According to Marion Cunningham, author of “The Breakfast Book”, using the broiler instead of the toaster is preferable to attaining the perfect flavor and texture of toast.
Many say that the smell of toast is often better than the actual eating of it!
A French Twist
French toast is known as pain perdu (“lost bread”); it was a way to prepare stale bread on the baker’s day off.
“The Breakfast Book” author Marion Cunningham maintains that your French toast recipe will taste better if the bread’s a little old or at least sliced and dried out overnight. And the denser the bread, the better.
Here’s a recipe that was developed in the Chicago Tribune test kitchen:
Basic French Toast
6 large eggs
1 cup whipped cream
1 Tablespoon sugar
2 teaspoons vanilla extract
2 teaspoons cinnamon
12 slices French, white or a favorite bread
Syrup, jelly, jam, marmalade or confectioners’ sugar
4 Tablespoons butter or margarine (or more if needed)-Can also use a light cooking spray or light oil, if preferred
Optional: Fresh fruit for garnish
Please Note: The amount of ingredients can be adjusted according to the number of people that's eating!
1. Whisk (or mix) together eggs and whipped cream.
Add sugar, vanilla and cinnamon; whisk (or mix) until well combined.
Pour the mixture into a pie plate or shallow bowl.
2. Dip each bread slice into the egg mixture, turning once.
Melt 2 Tablespoons of the butter or margarine in a heavy skillet over medium heat or lightly spray or cover with cooking oil.

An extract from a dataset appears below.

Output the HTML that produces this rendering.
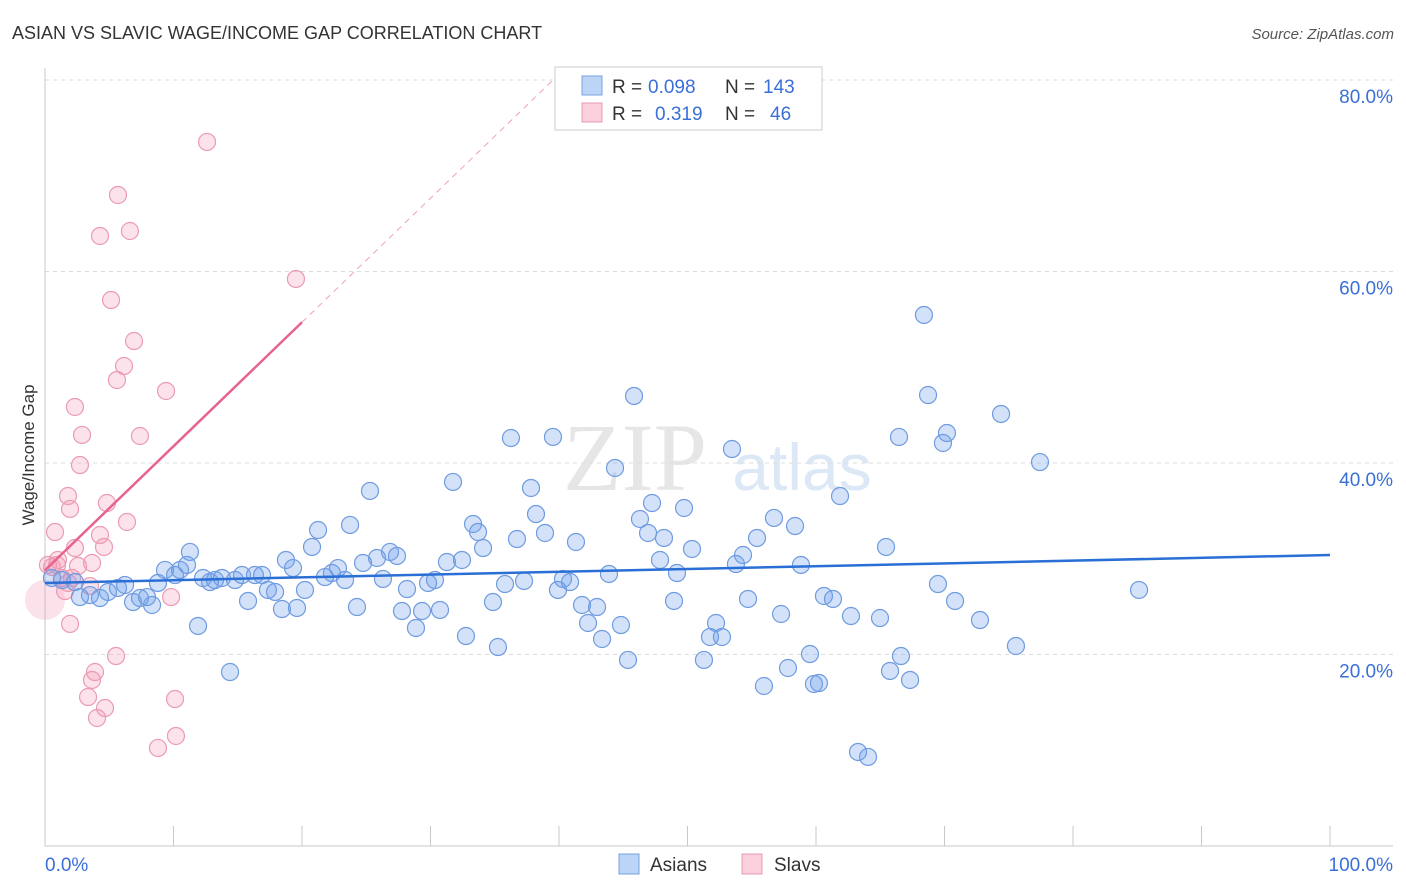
<!DOCTYPE html>
<html><head><meta charset="utf-8"><style>
body{margin:0;background:#fff;font-family:"Liberation Sans",sans-serif;}
svg{display:block}
</style></head><body>
<svg id="chart" width="1406" height="892" xmlns="http://www.w3.org/2000/svg">
<text x="12" y="39" font-size="18" fill="#333">ASIAN VS SLAVIC WAGE/INCOME GAP CORRELATION CHART</text>
<text x="1394" y="39" font-size="15" fill="#555" font-style="italic" text-anchor="end">Source: ZipAtlas.com</text>
<text x="635" y="490" font-size="96" fill="#e6e6e6" font-family="Liberation Serif,serif" text-anchor="middle">ZIP</text>
<text x="802" y="490" font-size="66" fill="#dce8f6" text-anchor="middle">atlas</text>
<g id="grid"></g>
<g id="axes"></g>
<g id="marks"></g>
<g id="lines"></g>
<text x="34" y="455" font-size="17" fill="#333" text-anchor="middle" transform="rotate(-90 34 455)">Wage/Income Gap</text>
<g>
<rect x="555" y="67" width="267" height="63" fill="#fff" stroke="#ccc"/>
<rect x="582" y="76" width="20" height="19" fill="#bcd4f5" stroke="#7aa3e0"/>
<rect x="582" y="103" width="20" height="19" fill="#fbd0dc" stroke="#eb9bb2"/>
<g font-size="19" fill="#333">
<text x="612" y="93">R =</text>
<text x="648" y="93" fill="#3a6fd8">0.098</text>
<text x="725" y="93">N =</text>
<text x="763" y="93" fill="#3a6fd8">143</text>
<text x="612" y="120">R =</text>
<text x="655" y="120" fill="#3a6fd8">0.319</text>
<text x="725" y="120">N =</text>
<text x="770" y="120" fill="#3a6fd8">46</text>
</g>
</g>
<g>
<rect x="619" y="854" width="20" height="20" fill="#bcd4f5" stroke="#7aa3e0"/>
<text x="650" y="871" font-size="19" fill="#333">Asians</text>
<rect x="742" y="854" width="20" height="20" fill="#fbd0dc" stroke="#eb9bb2"/>
<text x="774" y="871" font-size="19" fill="#333">Slavs</text>
</g>
</svg>
<script>
const yTicks=[20,40,60,80];
const yTickLabels=["20.0%","40.0%","60.0%","80.0%"];
const asianX=[0.54,1.32,2.33,2.72,3.50,4.28,4.90,5.68,6.23,6.85,7.39,7.94,8.33,8.79,9.34,10.12,10.51,11.05,11.28,11.91,12.30,12.84,13.23,13.77,14.40,14.79,15.33,15.80,16.34,16.89,17.35,17.90,18.44,18.75,19.30,19.61,20.23,20.78,21.25,21.79,22.33,22.80,23.35,23.74,24.28,24.75,25.29,25.84,26.30,26.85,27.39,27.78,28.17,28.87,29.34,29.81,30.35,30.74,31.28,31.75,32.45,32.76,33.31,33.70,34.09,34.86,35.25,35.80,36.26,36.73,37.28,37.82,38.21,38.91,39.53,39.92,40.31,40.86,41.32,41.79,42.26,42.96,43.35,43.89,44.36,44.82,45.37,45.84,46.30,46.93,47.24,47.86,48.17,48.95,49.18,49.73,50.35,51.28,51.75,52.22,52.68,53.46,53.77,54.32,54.71,55.41,55.95,56.73,57.28,57.82,58.37,58.83,59.53,59.84,60.23,60.62,61.32,61.87,62.72,64.98,65.45,65.76,66.46,66.61,67.32,68.40,68.72,69.49,69.88,70.19,70.82,72.76,74.40,75.56,77.43,85.14,63.27,64.05];
const asianY=[27.99,27.78,27.57,26.0,26.21,25.90,26.53,26.95,27.26,25.48,25.90,26.0,25.17,27.47,28.83,28.30,28.83,29.35,30.71,22.98,27.99,27.57,27.78,27.99,18.17,27.78,28.30,25.59,28.30,28.30,26.74,26.53,24.75,29.87,29.03,24.86,26.74,31.23,33.0,28.09,28.51,29.03,27.78,33.53,24.96,29.56,37.08,30.08,27.89,30.71,30.29,24.54,26.84,22.77,24.54,27.47,27.78,24.65,29.66,38.02,29.87,21.93,33.63,32.79,31.12,25.48,20.78,27.36,42.61,32.06,27.68,37.39,34.67,32.69,42.72,26.74,27.89,27.57,31.75,25.17,23.29,24.96,21.62,28.41,39.48,23.08,19.43,47.0,34.15,32.69,35.82,29.87,32.17,25.59,28.51,35.30,31.02,19.43,21.83,23.29,21.83,41.46,29.45,30.39,25.80,32.17,16.71,34.26,24.23,18.59,33.42,29.35,20.05,16.92,17.02,26.11,25.80,36.55,24.02,23.81,31.23,18.28,42.72,19.84,17.34,55.46,47.10,27.36,42.09,43.13,25.59,23.60,45.12,20.89,40.10,26.74,9.82,9.30];
const slavX=[0.23,0.54,0.93,1.32,1.79,2.10,2.33,2.57,0.78,1.01,1.56,1.95,1.79,1.95,2.33,2.88,2.72,3.50,3.66,3.89,3.66,3.35,4.05,4.67,4.28,4.82,4.59,4.28,5.14,5.53,5.68,5.60,6.15,6.38,6.61,6.93,7.39,8.79,9.42,9.81,10.12,10.19,12.61,19.53];
const slavY=[29.35,29.14,29.35,27.99,27.47,27.99,31.12,29.24,32.79,29.87,26.63,23.19,36.55,35.20,45.85,42.93,39.79,27.15,29.56,18.17,17.34,15.56,13.37,14.41,63.71,35.82,31.23,32.48,57.02,19.84,67.99,48.67,50.13,33.84,64.23,52.74,42.82,10.24,47.52,26.0,15.35,11.49,73.53,59.22];
const asianTrend=[27.47,30.39];
const slavTrend=[28.8,1.295];
const NS="http://www.w3.org/2000/svg";
const X=v=>45+v*12.85, Y=v=>846-v*9.575;
function mk(tag,attrs,parent){const e=document.createElementNS(NS,tag);for(const k in attrs)e.setAttribute(k,attrs[k]);document.getElementById(parent).appendChild(e);return e;}
yTicks.forEach((t,i)=>{
  const g=mk('line',{x1:45,x2:1393,y1:Y(t),y2:Y(t),stroke:'#ddd','stroke-dasharray':'4 4'},'grid');
  
  
  const l=mk('text',{x:1393,y:Y(t)+23,'font-size':19,fill:'#3a6fd8','text-anchor':'end'},'axes');
  l.textContent=yTickLabels[i];
  
  
});
mk('line',{x1:45,x2:45,y1:68,y2:846,stroke:'#c8c8c8'},'axes');
mk('line',{x1:45,x2:1393,y1:846,y2:846,stroke:'#c8c8c8'},'axes');
for(let i=0;i<=10;i++){const t=mk('line',{x1:X(i*10),x2:X(i*10),y1:826,y2:846,stroke:'#c8c8c8'},'axes');
  
  }
const x0=mk('text',{x:45,y:871,'font-size':19,fill:'#3a6fd8'},'axes');x0.textContent='0.0%';


const x1=mk('text',{x:1393,y:871,'font-size':19,fill:'#3a6fd8','text-anchor':'end'},'axes');x1.textContent='100.0%';


const big=mk('circle',{cx:X(0),cy:Y(25.7),r:20,fill:'rgba(240,140,170,0.25)',stroke:'none'},'marks');


slavX.forEach((v,i)=>{const c=mk('circle',{cx:X(v),cy:Y(slavY[i]),r:8.5,fill:'rgba(245,150,180,0.28)',stroke:'#eb9bb2','stroke-width':1.2},'marks');
  
  });
asianX.forEach((v,i)=>{const c=mk('circle',{cx:X(v),cy:Y(asianY[i]),r:8.5,fill:'rgba(110,160,235,0.3)',stroke:'#6f9be0','stroke-width':1.2},'marks');
  
  });
const a=mk('line',{x1:X(0),y1:Y(asianTrend[0]),x2:X(100),y2:Y(asianTrend[1]),stroke:'#2a6fd6','stroke-width':2.5},'lines');


const xe=(80-slavTrend[0])/slavTrend[1];
const sd=mk('line',{x1:X(20),y1:Y(slavTrend[0]+20*slavTrend[1]),x2:X(xe),y2:Y(80),stroke:'#f0a0b8','stroke-width':1,'stroke-dasharray':'6 5'},'lines');


const s=mk('line',{x1:X(0),y1:Y(slavTrend[0]),x2:X(20),y2:Y(slavTrend[0]+20*slavTrend[1]),stroke:'#e8628f','stroke-width':2.5},'lines');


</script>
</body></html>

Add enough bread slices to cover bottom of skillet without overlapping.
Fry until golden brown, about 3 minutes.
Turn; cook until second side is golden.
Remove slices to a warm plate.
Repeat with remaining bread slices, adding butter, margarine or light cooking oil as needed.
3. Top French toast slices with syrup, jam, jelly, marmalade or confectioners’ sugar; garnish with fresh fruit.
A Few Variations
Orange-Reduce the vanilla and cinnamon to 1 teaspoon each. Add 2 teaspoons fresh orange juice and 1 teaspoon minced orange zest.
Rum-Replace the vanilla with 1 to 2 teaspoons rum; reduce the cinnamon to 1 teaspoon.